Extract the lines of the material below, beginning with the first and ending with the line that holds "plt.rcParams['font.family'] = ['Liberation". Skip every picture.

━━━━━━━━━━━━━━━━━━━━

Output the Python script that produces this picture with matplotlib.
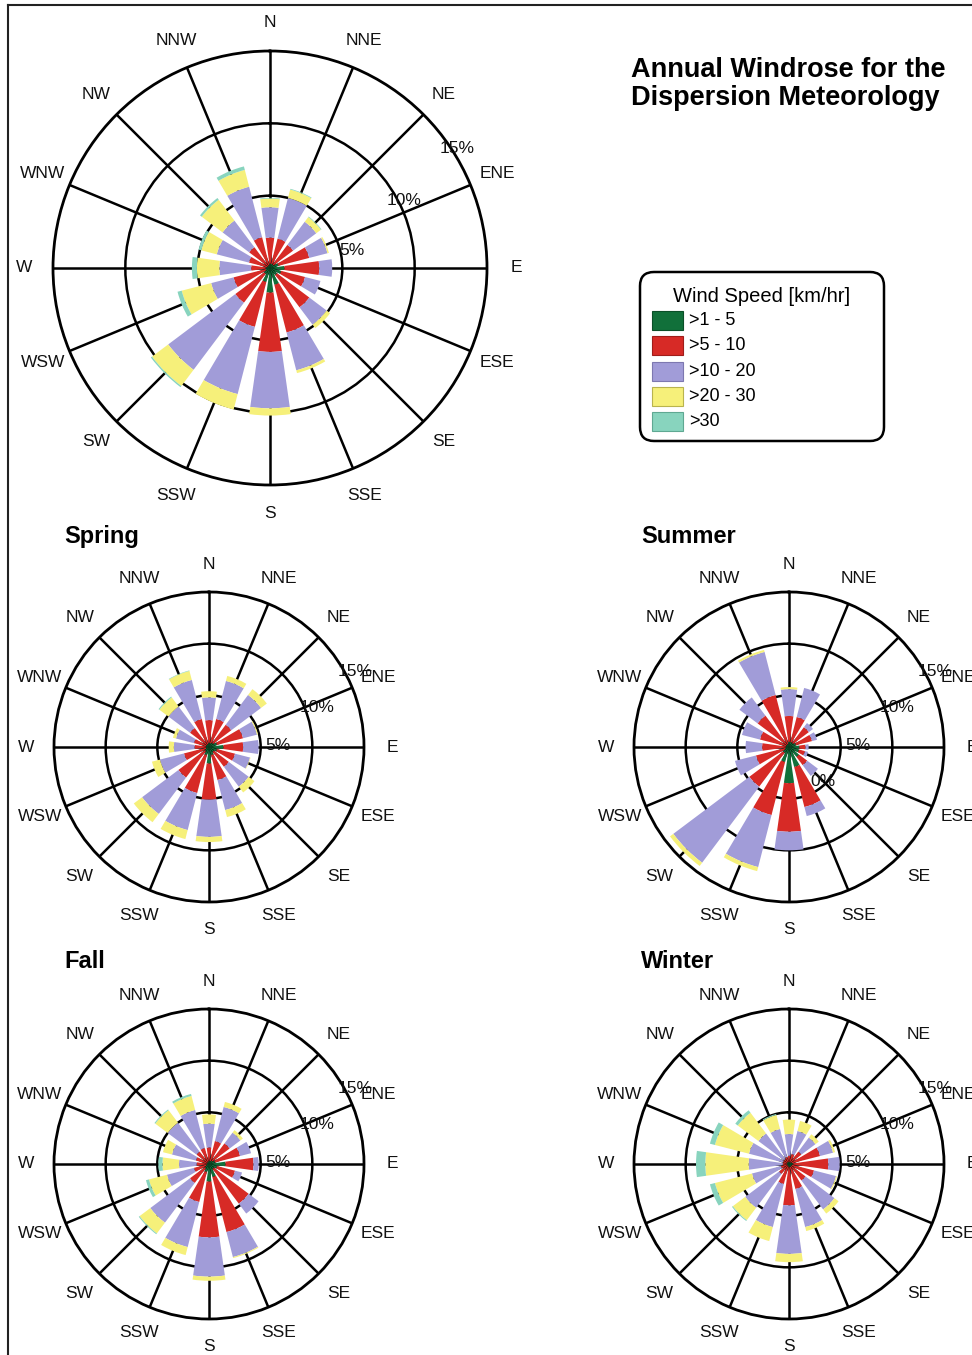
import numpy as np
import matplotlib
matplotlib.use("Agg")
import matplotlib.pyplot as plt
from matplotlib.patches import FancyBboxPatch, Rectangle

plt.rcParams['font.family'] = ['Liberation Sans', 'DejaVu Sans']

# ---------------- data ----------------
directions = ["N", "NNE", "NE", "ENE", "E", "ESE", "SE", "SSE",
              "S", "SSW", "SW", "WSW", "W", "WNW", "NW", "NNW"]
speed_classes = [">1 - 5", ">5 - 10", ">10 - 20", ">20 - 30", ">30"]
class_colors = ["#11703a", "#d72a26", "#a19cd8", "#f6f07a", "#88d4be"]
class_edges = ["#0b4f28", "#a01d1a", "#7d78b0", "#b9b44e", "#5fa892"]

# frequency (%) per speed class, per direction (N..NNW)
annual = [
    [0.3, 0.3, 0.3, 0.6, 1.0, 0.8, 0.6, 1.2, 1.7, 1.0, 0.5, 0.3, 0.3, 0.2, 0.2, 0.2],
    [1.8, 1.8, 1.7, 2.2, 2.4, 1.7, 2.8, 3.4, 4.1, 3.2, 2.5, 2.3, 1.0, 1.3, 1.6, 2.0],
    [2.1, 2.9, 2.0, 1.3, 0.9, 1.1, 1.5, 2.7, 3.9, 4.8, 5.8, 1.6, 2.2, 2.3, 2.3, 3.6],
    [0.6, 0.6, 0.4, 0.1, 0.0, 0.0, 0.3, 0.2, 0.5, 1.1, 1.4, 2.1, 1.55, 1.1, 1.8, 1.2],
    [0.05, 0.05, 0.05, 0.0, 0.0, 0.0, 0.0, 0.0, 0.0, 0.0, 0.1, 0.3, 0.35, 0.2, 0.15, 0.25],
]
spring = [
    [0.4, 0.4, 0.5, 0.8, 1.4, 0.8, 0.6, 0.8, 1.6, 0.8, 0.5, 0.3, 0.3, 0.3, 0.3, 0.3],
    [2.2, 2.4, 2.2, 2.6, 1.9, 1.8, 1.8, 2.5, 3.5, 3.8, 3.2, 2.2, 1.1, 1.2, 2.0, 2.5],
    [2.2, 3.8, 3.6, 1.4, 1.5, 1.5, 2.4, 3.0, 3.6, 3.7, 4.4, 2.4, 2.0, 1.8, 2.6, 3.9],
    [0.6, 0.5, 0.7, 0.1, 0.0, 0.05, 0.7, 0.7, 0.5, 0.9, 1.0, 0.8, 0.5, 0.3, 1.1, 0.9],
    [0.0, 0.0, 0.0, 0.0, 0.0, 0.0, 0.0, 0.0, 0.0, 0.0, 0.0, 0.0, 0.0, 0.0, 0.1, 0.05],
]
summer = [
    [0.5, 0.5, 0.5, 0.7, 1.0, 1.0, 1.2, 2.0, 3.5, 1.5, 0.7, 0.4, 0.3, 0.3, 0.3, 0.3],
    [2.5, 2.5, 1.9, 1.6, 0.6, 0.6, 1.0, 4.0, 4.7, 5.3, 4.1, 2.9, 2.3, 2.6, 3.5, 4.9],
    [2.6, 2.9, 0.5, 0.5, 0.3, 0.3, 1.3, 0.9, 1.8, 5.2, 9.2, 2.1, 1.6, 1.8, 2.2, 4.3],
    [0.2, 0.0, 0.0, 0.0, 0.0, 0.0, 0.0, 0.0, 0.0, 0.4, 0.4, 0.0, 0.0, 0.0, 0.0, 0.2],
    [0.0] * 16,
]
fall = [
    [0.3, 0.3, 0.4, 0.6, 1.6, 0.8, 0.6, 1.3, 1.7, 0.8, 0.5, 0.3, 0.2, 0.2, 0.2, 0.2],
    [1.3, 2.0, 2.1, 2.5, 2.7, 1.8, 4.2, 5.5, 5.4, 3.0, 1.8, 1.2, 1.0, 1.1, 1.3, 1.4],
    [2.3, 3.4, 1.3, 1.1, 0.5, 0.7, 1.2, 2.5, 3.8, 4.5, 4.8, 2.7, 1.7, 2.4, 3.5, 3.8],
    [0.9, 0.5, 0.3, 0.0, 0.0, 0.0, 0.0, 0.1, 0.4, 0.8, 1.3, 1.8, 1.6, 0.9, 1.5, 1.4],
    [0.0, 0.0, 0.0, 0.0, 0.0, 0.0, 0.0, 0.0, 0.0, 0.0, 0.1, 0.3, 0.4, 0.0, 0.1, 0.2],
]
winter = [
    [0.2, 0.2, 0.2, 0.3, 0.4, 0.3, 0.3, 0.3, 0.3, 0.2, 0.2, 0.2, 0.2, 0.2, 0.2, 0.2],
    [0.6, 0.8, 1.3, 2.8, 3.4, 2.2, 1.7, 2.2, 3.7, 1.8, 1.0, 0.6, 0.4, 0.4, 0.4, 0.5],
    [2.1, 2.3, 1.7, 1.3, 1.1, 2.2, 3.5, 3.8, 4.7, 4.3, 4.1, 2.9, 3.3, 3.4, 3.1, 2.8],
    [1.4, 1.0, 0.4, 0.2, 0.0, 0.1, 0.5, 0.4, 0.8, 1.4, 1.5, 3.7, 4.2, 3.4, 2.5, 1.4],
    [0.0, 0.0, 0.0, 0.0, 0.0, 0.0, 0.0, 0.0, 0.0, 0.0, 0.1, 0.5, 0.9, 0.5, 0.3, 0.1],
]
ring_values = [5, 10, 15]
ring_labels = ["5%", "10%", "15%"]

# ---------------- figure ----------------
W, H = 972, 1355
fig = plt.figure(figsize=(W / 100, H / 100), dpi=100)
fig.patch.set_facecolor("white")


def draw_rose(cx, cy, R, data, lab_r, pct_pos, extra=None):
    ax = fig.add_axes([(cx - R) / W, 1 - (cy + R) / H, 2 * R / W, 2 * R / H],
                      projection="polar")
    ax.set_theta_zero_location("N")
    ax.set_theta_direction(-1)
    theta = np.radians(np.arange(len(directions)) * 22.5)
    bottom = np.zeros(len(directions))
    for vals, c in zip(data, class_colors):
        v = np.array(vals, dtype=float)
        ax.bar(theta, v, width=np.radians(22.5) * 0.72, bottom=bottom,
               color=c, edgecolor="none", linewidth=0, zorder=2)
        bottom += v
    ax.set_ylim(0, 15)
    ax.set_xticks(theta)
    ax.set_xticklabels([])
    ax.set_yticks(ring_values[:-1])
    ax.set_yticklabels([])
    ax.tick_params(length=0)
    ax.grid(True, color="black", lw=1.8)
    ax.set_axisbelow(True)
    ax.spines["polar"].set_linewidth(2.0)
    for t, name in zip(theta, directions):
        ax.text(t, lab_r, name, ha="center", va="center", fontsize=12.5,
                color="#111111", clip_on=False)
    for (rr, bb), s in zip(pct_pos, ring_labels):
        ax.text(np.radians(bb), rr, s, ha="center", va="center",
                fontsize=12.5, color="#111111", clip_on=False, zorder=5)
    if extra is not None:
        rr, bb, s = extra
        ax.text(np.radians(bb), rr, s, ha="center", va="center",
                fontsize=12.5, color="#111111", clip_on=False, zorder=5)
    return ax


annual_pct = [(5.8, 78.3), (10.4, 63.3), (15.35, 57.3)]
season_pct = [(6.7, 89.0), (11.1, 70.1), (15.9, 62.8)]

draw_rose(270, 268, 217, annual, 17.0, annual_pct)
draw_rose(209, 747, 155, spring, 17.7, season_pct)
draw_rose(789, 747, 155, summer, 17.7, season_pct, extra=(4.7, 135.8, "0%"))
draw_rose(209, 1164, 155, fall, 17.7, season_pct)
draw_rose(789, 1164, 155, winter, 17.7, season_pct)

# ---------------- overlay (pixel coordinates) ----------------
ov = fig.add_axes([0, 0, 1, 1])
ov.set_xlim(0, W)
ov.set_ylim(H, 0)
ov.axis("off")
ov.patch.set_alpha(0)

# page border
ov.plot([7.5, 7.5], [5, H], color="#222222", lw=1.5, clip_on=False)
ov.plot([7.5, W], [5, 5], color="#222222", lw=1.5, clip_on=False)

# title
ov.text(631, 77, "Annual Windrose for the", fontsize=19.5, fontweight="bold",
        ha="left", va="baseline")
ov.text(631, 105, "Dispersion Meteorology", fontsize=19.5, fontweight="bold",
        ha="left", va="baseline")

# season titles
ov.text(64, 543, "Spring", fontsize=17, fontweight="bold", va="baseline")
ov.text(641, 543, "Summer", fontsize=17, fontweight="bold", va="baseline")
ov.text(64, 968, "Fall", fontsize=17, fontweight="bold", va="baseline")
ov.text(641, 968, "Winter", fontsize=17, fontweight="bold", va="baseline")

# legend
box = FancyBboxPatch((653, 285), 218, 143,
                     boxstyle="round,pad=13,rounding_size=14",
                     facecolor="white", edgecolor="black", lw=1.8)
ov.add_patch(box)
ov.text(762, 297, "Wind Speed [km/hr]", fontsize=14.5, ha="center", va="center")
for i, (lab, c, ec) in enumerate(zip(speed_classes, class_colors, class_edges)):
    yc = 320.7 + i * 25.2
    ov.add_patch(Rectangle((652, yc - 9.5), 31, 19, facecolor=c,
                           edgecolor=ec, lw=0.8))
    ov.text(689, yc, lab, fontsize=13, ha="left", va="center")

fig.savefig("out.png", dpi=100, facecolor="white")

━━━━━━━━━━━━━━━━━━━━

• Result of the exercise:
Output the Python script that produces this picture with matplotlib.
import numpy as np
import matplotlib
matplotlib.use("Agg")
import matplotlib.pyplot as plt
from matplotlib.patches import FancyBboxPatch, Rectangle

plt.rcParams['font.family'] = ['Liberation Sans', 'DejaVu Sans']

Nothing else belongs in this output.